• PROBLEM STATEMENT
Produce an exact transcription of the listing below, omitting the pictures.

.....

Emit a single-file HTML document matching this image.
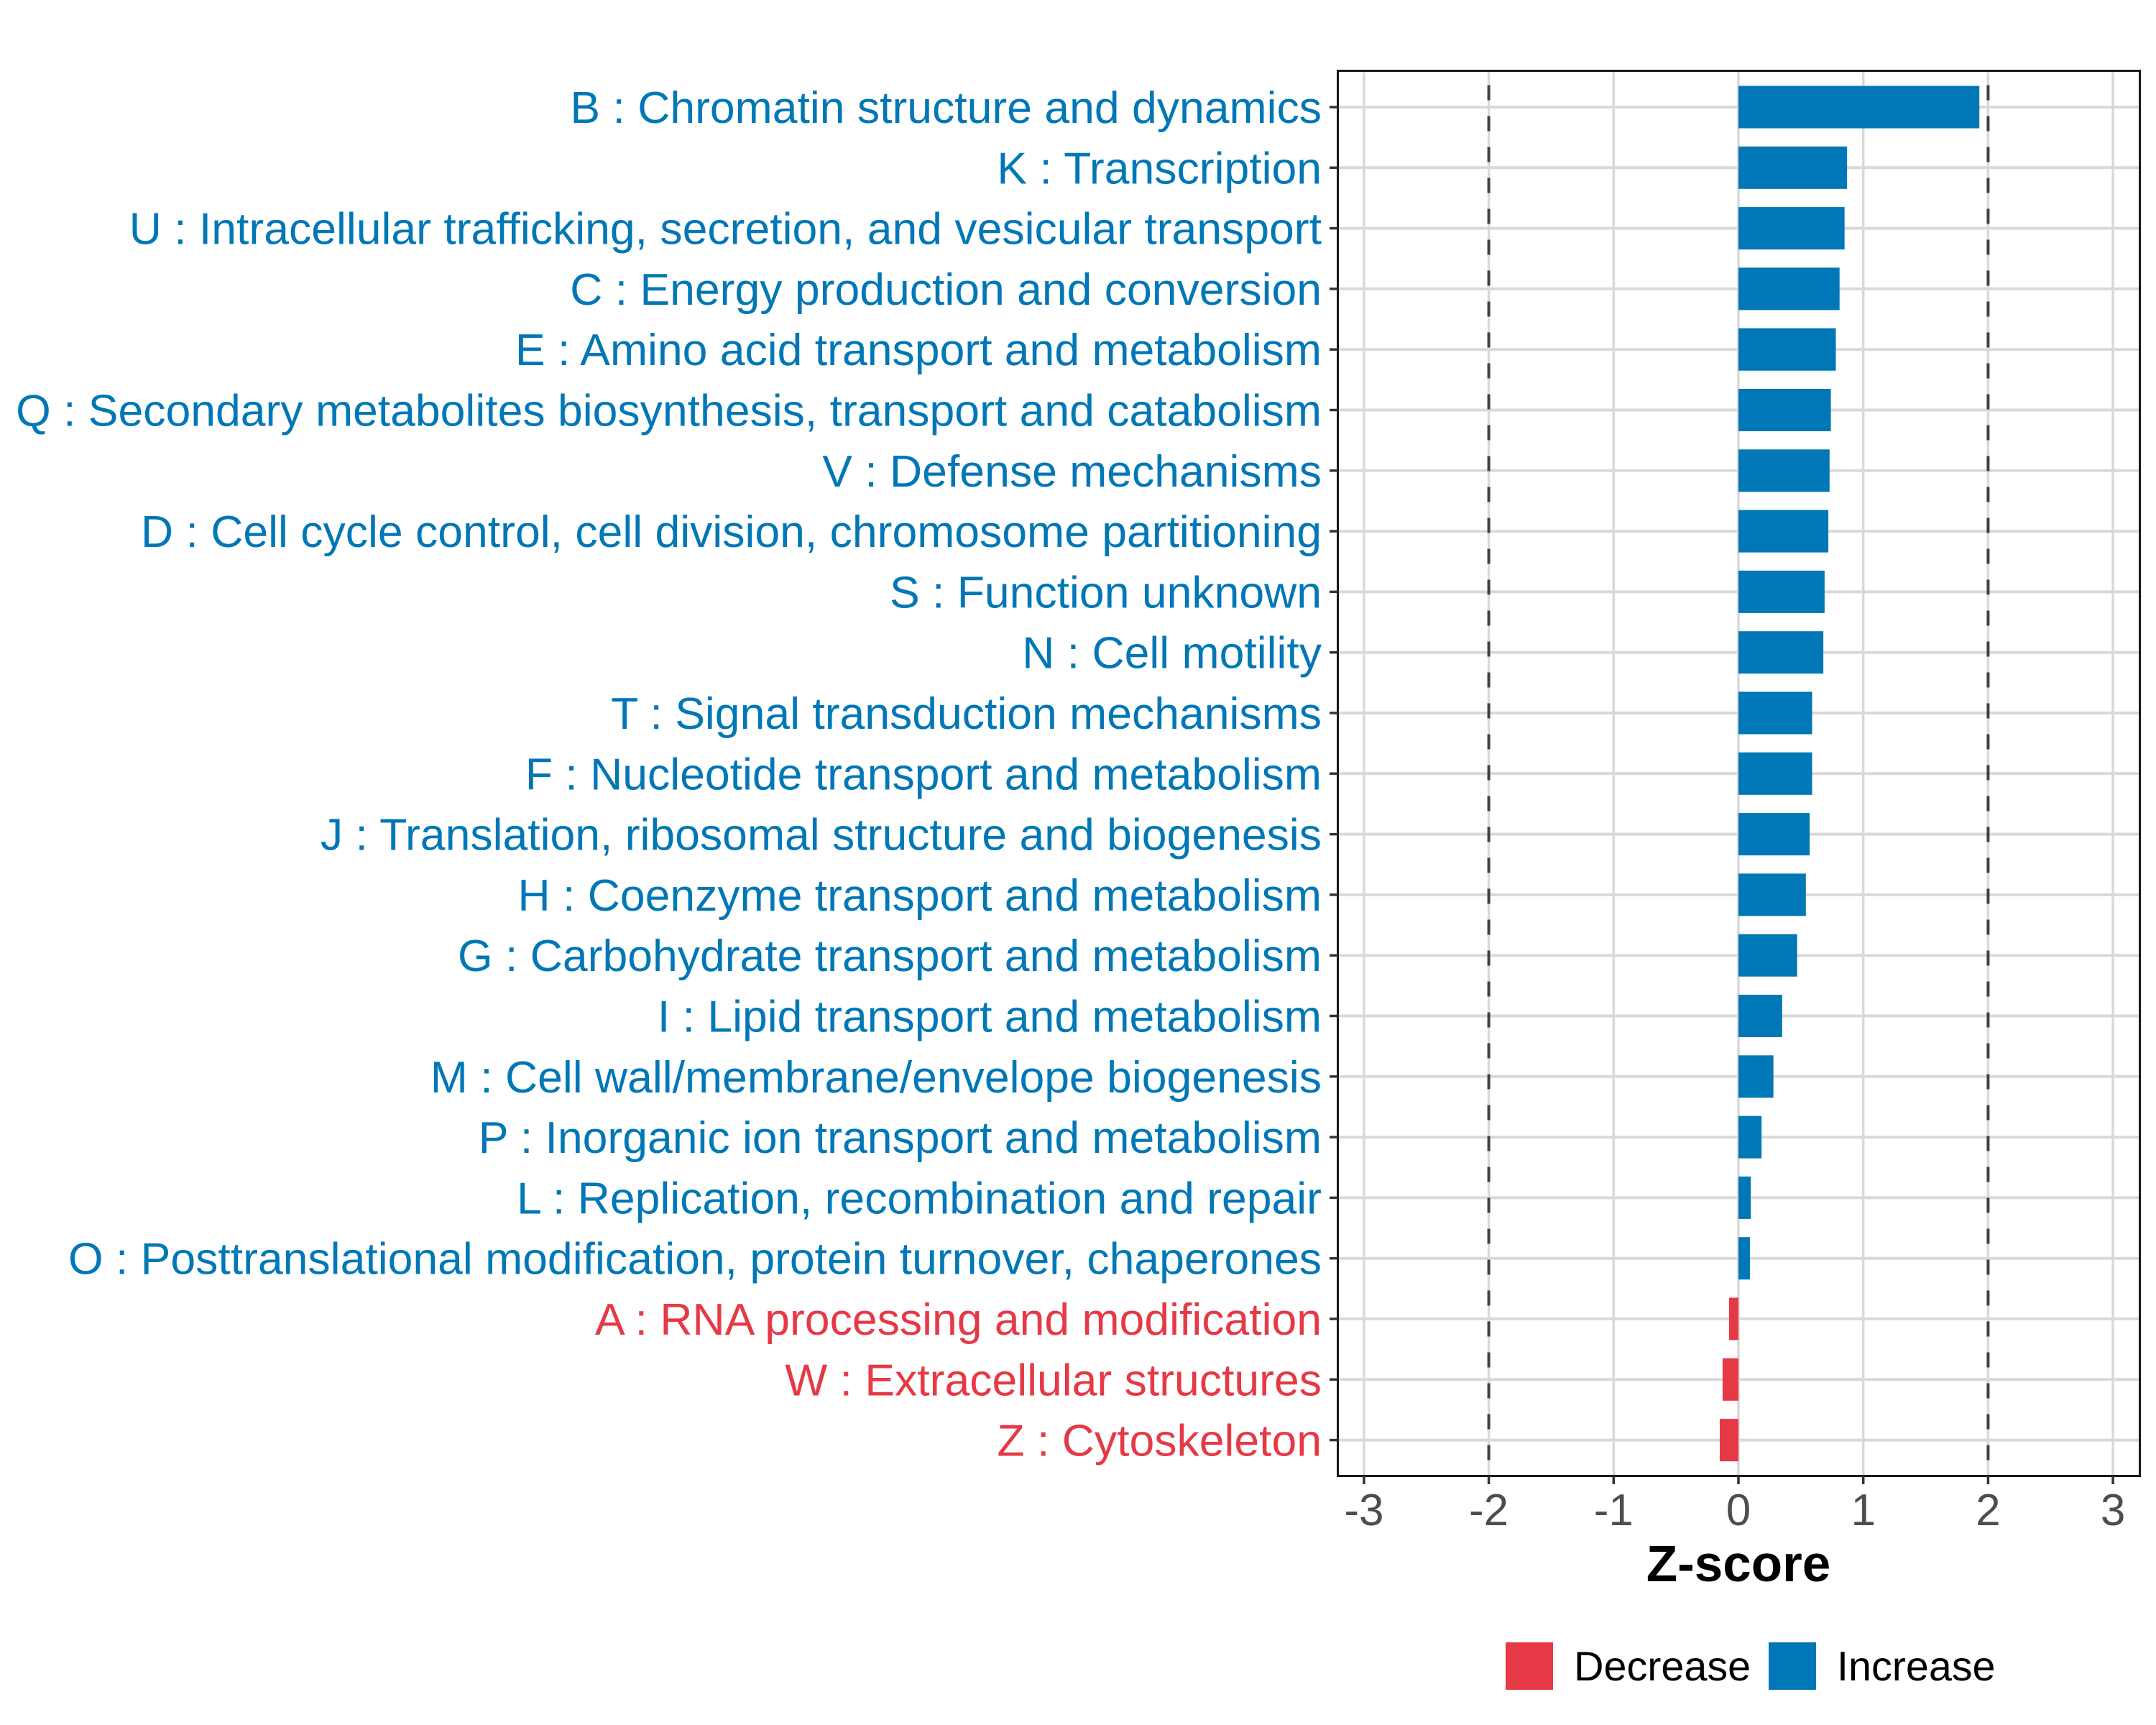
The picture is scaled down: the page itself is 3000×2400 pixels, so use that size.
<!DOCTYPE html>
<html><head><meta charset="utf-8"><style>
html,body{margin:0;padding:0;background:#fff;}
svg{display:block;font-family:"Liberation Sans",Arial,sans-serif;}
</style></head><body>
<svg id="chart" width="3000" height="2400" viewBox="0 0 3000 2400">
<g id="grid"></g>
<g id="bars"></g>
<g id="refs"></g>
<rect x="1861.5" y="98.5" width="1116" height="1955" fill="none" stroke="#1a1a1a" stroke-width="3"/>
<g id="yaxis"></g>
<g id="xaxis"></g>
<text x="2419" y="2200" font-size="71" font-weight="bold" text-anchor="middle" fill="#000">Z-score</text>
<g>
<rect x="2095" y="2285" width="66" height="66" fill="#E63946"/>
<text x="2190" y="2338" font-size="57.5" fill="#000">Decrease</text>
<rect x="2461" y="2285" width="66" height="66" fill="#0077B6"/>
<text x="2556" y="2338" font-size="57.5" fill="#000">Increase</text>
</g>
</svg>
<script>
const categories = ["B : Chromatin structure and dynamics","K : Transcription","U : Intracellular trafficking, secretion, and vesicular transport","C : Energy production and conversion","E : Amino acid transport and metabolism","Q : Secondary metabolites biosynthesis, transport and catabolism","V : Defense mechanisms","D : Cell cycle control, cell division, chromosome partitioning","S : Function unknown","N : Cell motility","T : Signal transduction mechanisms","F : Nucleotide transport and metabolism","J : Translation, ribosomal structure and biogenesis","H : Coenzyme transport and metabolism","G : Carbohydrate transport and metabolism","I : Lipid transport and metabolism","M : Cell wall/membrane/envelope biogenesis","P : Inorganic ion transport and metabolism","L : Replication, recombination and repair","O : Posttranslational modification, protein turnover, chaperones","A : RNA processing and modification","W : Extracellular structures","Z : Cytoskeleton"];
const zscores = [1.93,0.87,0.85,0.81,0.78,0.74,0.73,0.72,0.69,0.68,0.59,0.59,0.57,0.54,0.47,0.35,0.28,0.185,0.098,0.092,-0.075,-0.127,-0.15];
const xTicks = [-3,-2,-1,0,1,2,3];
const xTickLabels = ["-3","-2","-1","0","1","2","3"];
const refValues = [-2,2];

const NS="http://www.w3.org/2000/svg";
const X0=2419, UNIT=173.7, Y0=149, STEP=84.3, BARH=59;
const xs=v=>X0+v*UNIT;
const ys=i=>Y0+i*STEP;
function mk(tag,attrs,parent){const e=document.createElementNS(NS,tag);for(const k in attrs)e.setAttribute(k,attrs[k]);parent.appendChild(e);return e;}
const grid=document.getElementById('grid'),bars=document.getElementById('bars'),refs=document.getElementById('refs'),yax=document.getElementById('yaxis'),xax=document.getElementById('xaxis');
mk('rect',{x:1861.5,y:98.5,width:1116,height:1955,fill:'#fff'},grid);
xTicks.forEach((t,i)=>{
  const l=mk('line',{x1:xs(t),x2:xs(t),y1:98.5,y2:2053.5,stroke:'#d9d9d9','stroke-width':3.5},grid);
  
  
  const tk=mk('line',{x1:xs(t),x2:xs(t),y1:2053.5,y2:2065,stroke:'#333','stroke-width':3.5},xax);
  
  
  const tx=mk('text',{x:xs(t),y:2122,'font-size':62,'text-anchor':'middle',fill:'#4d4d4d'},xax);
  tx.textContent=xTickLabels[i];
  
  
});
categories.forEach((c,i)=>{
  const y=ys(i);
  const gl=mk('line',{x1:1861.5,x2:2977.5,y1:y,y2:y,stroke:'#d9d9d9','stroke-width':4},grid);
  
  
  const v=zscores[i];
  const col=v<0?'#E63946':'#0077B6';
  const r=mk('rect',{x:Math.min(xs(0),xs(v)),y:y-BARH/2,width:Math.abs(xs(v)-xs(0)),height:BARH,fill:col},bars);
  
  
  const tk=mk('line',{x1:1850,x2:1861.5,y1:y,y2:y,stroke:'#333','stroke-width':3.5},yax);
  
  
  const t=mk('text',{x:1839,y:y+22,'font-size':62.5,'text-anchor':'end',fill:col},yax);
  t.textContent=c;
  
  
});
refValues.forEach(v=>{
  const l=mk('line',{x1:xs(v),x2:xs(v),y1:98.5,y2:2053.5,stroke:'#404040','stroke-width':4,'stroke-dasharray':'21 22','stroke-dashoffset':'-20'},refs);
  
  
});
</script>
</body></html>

.....

• RESULT
Emit a single-file HTML document matching this image.
The picture is scaled down: the page itself is 3000×2400 pixels, so use that size.
<!DOCTYPE html>
<html><head><meta charset="utf-8"><style>
html,body{margin:0;padding:0;background:#fff;}
svg{display:block;font-family:"Liberation Sans",Arial,sans-serif;}
</style></head><body>
<svg id="chart" width="3000" height="2400" viewBox="0 0 3000 2400">
<g id="grid"></g>
<g id="bars"></g>
<g id="refs"></g>
<rect x="1861.5" y="98.5" width="1116" height="1955" fill="none" stroke="#1a1a1a" stroke-width="3"/>
<g id="yaxis"></g>
<g id="xaxis"></g>
<text x="2419" y="2200" font-size="71" font-weight="bold" text-anchor="middle" fill="#000">Z-score</text>
<g>
<rect x="2095" y="2285" width="66" height="66" fill="#E63946"/>
<text x="2190" y="2338" font-size="57.5" fill="#000">Decrease</text>
<rect x="2461" y="2285" width="66" height="66" fill="#0077B6"/>
<text x="2556" y="2338" font-size="57.5" fill="#000">Increase</text>
</g>
</svg>
<script>
const categories = ["B : Chromatin structure and dynamics","K : Transcription","U : Intracellular trafficking, secretion, and vesicular transport","C : Energy production and conversion","E : Amino acid transport and metabolism","Q : Secondary metabolites biosynthesis, transport and catabolism","V : Defense mechanisms","D : Cell cycle control, cell division, chromosome partitioning","S : Function unknown","N : Cell motility","T : Signal transduction mechanisms","F : Nucleotide transport and metabolism","J : Translation, ribosomal structure and biogenesis","H : Coenzyme transport and metabolism","G : Carbohydrate transport and metabolism","I : Lipid transport and metabolism","M : Cell wall/membrane/envelope biogenesis","P : Inorganic ion transport and metabolism","L : Replication, recombination and repair","O : Posttranslational modification, protein turnover, chaperones","A : RNA processing and modification","W : Extracellular structures","Z : Cytoskeleton"];
const zscores = [1.93,0.87,0.85,0.81,0.78,0.74,0.73,0.72,0.69,0.68,0.59,0.59,0.57,0.54,0.47,0.35,0.28,0.185,0.098,0.092,-0.075,-0.127,-0.15];
const xTicks = [-3,-2,-1,0,1,2,3];
const xTickLabels = ["-3","-2","-1","0","1","2","3"];
const refValues = [-2,2];

const NS="http://www.w3.org/2000/svg";
const X0=2419, UNIT=173.7, Y0=149, STEP=84.3, BARH=59;
const xs=v=>X0+v*UNIT;
const ys=i=>Y0+i*STEP;
function mk(tag,attrs,parent){const e=document.createElementNS(NS,tag);for(const k in attrs)e.setAttribute(k,attrs[k]);parent.appendChild(e);return e;}
const grid=document.getElementById('grid'),bars=document.getElementById('bars'),refs=document.getElementById('refs'),yax=document.getElementById('yaxis'),xax=document.getElementById('xaxis');
mk('rect',{x:1861.5,y:98.5,width:1116,height:1955,fill:'#fff'},grid);
xTicks.forEach((t,i)=>{
  const l=mk('line',{x1:xs(t),x2:xs(t),y1:98.5,y2:2053.5,stroke:'#d9d9d9','stroke-width':3.5},grid);
  
  
  const tk=mk('line',{x1:xs(t),x2:xs(t),y1:2053.5,y2:2065,stroke:'#333','stroke-width':3.5},xax);
  
  
  const tx=mk('text',{x:xs(t),y:2122,'font-size':62,'text-anchor':'middle',fill:'#4d4d4d'},xax);
  tx.textContent=xTickLabels[i];
  
  
});
categories.forEach((c,i)=>{
  const y=ys(i);
  const gl=mk('line',{x1:1861.5,x2:2977.5,y1:y,y2:y,stroke:'#d9d9d9','stroke-width':4},grid);
  
  
  const v=zscores[i];
  const col=v<0?'#E63946':'#0077B6';
  const r=mk('rect',{x:Math.min(xs(0),xs(v)),y:y-BARH/2,width:Math.abs(xs(v)-xs(0)),height:BARH,fill:col},bars);
  
  
  const tk=mk('line',{x1:1850,x2:1861.5,y1:y,y2:y,stroke:'#333','stroke-width':3.5},yax);
  
  
  const t=mk('text',{x:1839,y:y+22,'font-size':62.5,'text-anchor':'end',fill:col},yax);
  t.textContent=c;
  
  
});
refValues.forEach(v=>{
  const l=mk('line',{x1:xs(v),x2:xs(v),y1:98.5,y2:2053.5,stroke:'#404040','stroke-width':4,'stroke-dasharray':'21 22','stroke-dashoffset':'-20'},refs);
  
  
});
</script>
</body></html>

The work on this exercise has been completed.